The statement "ZFC $\vdash 0=1$" is independent of ZFC due to Goedel's second incompleteness theorem. That got me wondering, for what other statements $\phi$ is "ZFC $\vdash \phi$" independent of ZFC?

Now of course, for any statement $\phi$ for which "ZFC $\nvdash \phi$" is true, then "ZFC $\vdash \phi$" is independent of ZFC. So instead, I'll ask which "ZFC $\vdash \phi$" are independent of ZFC + Con(ZFC), and stronger theories?

(Of course, easy examples are Con(T) for T=ZFC+Con(ZFC) or stronger theory, but are there others?)

• Independent does not mean "unprovable" but "neither provable nor disprovable". – Asaf Karagila Nov 10 '17 at 21:00
• @AsafKaragila I'm aware. Does something in my question suggest that I meant unprovable? – PyRulez Nov 10 '17 at 21:02
• Read the first sentence of the second paragraph. It literally says that you mean "unprovable". – Asaf Karagila Nov 10 '17 at 21:02
• And also, now you are asking for independence over $\text{ZFC}+\text{Con}(\text{ZFC})$, rather than merely independence over $\text{ZFC}$. These are not the same thing, and that change affects everything I have said so far. – Joel David Hamkins Nov 10 '17 at 23:21
• @JoelDavidHamkins It shouldn't be interpreted as"statements independent of (ZFC + Con(ZFC) and stronger theories) but as "statements independent of (ZFC + Con(ZFC)) and statements independent of (stronger theories)". Each theory gives a separate question. – PyRulez Nov 10 '17 at 23:25

You seem to use "independent of $T$" to mean "unprovable in $T$", so I'll interpret the question that way (not as "neither provable nor refutable in $T$).
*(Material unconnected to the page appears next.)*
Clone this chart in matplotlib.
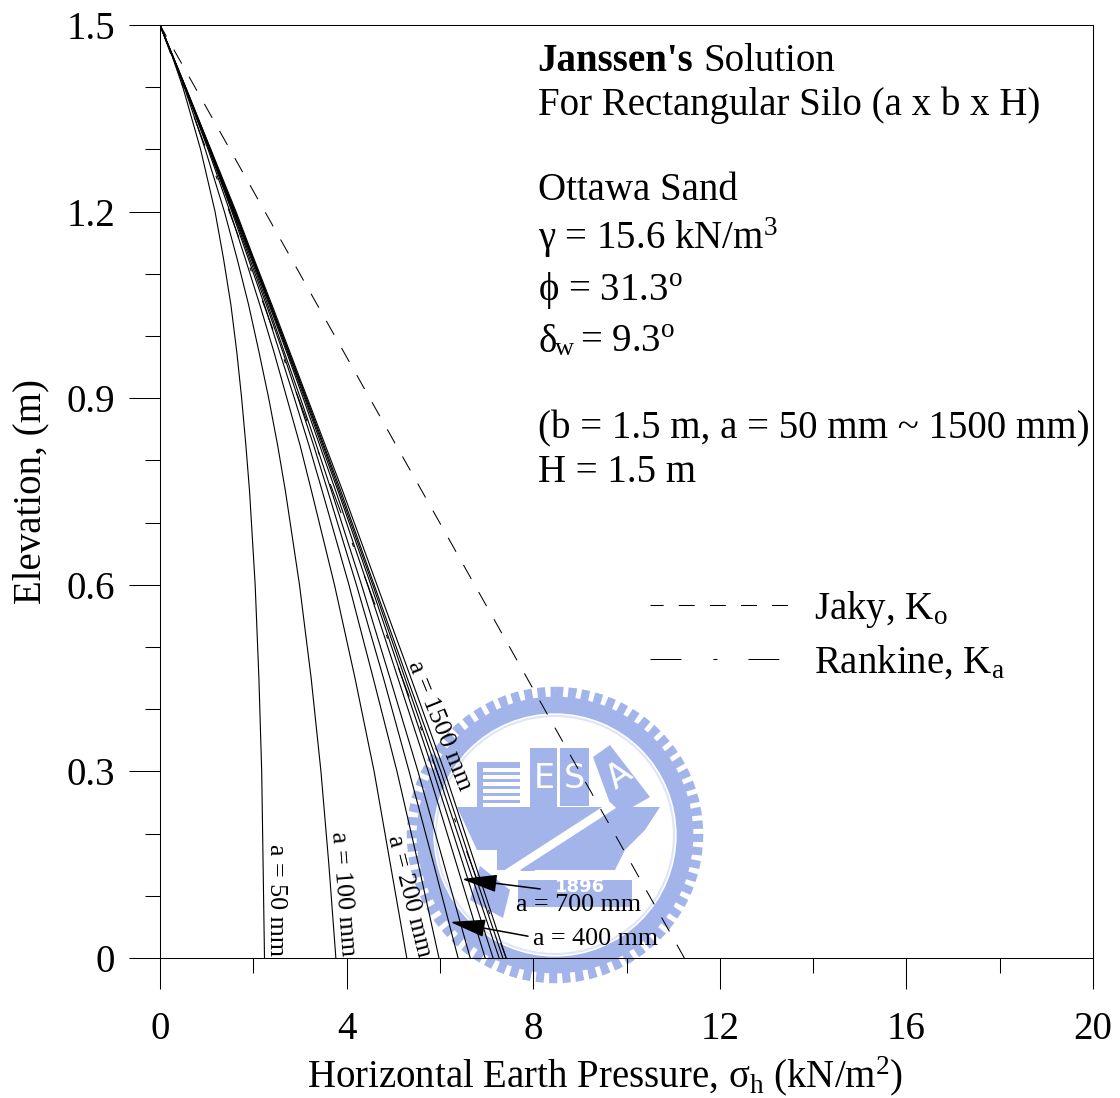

If $ZF\vdash\phi$ is true, then it can be proved in ZF and in fact in much weaker systems, just by taking a proof of $\phi$ in ZF and verifying that it is indeed a proof (and ends with $\phi$). Conversely, if $ZF\vdash\phi$ is false, then it can't be proved in ZF or in ZF + Con(ZF) or in any arithmetically sound theory. (My Platonism is showing here, as I take it for granted that ZF + Con(ZF) is arithmetically sound because it's true.) So $ZF\vdash\phi$ is unprovable in ZF + Con(ZF) iff it is false, i.e., if $\phi$ is unprovable in ZF.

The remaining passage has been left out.